§ GIVEN INFORMATION

************

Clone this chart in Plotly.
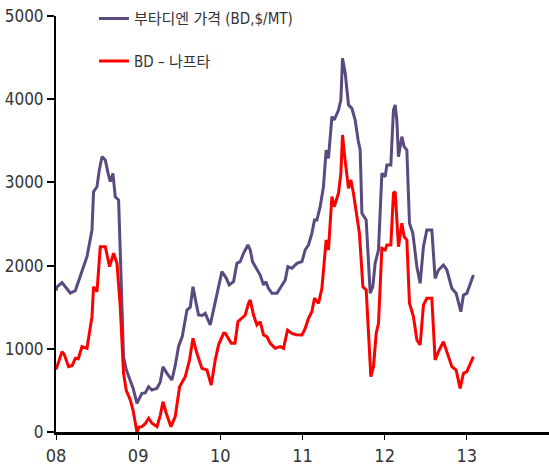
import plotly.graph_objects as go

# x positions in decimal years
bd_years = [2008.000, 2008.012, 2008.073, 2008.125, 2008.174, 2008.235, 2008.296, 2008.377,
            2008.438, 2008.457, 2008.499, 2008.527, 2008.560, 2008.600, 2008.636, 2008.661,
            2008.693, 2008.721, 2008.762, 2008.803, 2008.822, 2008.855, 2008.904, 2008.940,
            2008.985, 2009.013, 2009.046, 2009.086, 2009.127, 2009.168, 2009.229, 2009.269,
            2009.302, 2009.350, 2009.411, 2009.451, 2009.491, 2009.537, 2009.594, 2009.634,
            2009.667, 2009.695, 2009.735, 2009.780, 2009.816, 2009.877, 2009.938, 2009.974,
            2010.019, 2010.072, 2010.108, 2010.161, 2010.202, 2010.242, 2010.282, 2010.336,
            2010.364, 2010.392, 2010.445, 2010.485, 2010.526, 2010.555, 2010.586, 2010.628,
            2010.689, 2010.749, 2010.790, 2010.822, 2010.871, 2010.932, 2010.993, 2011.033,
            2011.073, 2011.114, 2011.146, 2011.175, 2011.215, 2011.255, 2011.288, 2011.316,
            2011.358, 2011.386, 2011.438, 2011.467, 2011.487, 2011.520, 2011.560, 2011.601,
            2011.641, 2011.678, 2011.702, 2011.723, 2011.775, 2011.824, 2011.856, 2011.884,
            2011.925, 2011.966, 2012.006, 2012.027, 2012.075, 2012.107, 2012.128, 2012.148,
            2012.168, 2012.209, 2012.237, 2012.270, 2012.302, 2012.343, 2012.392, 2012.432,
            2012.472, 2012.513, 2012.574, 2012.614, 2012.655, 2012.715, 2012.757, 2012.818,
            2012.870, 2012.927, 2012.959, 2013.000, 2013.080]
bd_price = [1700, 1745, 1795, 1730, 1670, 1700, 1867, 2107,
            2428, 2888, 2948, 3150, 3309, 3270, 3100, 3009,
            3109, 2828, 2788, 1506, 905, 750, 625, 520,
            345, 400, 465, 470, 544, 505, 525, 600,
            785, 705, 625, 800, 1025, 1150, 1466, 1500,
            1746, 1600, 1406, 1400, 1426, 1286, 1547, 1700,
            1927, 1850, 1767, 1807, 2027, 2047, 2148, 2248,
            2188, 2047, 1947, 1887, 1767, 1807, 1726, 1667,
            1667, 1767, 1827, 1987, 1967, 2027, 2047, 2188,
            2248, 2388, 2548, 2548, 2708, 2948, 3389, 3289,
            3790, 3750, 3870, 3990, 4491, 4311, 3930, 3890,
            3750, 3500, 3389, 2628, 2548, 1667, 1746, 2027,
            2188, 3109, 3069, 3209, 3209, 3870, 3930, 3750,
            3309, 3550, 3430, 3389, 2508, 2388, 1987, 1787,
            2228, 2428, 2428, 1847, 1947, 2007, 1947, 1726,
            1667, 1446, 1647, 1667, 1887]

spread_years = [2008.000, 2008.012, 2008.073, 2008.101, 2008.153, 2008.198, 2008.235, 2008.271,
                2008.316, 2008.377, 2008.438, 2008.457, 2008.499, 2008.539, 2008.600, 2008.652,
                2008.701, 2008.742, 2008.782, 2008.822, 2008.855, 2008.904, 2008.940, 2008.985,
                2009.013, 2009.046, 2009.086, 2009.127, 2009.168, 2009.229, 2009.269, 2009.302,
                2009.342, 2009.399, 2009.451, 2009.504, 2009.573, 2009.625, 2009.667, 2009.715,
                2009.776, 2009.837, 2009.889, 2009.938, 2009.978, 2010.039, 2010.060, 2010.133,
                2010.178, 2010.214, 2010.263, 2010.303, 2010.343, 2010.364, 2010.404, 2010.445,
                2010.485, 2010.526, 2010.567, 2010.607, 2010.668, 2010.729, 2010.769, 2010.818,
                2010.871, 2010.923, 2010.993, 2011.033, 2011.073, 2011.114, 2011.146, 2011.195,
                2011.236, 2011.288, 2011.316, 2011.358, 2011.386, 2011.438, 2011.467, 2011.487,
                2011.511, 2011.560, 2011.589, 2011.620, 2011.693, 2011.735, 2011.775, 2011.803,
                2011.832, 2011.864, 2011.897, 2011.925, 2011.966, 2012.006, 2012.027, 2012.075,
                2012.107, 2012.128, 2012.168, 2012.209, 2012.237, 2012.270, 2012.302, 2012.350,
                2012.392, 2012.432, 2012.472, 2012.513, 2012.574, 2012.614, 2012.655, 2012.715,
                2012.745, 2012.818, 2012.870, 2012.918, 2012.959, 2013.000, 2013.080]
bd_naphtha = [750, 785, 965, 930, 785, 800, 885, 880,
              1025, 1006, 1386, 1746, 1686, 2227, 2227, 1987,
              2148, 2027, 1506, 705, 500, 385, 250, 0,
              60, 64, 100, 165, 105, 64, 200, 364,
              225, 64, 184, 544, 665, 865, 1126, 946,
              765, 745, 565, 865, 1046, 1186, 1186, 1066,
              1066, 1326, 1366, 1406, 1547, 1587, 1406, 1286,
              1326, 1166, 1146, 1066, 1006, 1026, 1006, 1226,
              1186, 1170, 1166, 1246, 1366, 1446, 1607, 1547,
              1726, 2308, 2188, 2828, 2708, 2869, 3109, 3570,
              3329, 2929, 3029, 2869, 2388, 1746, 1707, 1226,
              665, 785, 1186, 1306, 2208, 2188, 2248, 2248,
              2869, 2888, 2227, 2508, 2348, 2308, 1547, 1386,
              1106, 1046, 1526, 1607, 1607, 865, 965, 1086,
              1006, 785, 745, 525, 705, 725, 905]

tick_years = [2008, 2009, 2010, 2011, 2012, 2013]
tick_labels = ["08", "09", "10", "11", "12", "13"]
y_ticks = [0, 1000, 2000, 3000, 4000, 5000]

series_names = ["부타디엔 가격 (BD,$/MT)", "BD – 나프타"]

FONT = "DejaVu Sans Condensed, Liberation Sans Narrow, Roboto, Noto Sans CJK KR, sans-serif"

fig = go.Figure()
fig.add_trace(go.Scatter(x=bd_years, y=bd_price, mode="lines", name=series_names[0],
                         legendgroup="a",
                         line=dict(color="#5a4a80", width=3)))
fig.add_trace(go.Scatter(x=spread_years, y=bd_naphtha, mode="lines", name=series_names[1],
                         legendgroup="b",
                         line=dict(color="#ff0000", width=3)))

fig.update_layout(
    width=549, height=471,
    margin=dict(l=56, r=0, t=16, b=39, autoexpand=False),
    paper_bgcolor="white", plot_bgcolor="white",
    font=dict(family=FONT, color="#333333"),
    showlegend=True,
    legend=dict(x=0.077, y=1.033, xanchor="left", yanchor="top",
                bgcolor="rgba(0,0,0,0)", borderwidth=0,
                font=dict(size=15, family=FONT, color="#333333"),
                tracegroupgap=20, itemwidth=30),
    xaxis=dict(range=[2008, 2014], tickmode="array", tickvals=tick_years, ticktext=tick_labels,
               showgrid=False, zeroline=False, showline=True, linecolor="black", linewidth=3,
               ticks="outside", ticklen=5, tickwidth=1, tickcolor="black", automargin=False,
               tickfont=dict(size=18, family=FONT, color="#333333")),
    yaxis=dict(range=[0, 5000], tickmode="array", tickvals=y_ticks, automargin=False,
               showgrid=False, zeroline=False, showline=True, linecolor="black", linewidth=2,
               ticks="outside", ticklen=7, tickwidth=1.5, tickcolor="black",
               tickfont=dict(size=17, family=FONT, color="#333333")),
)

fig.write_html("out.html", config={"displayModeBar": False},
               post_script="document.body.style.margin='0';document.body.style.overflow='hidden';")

************

§ OBJECTIVE
Transcribe exactly, with no pictures, the lines running from the first line of the material through the line holding "import plotly.graph_objects as go".

§ REPLY TO THE EXERCISE
Clone this chart in Plotly.
import plotly.graph_objects as go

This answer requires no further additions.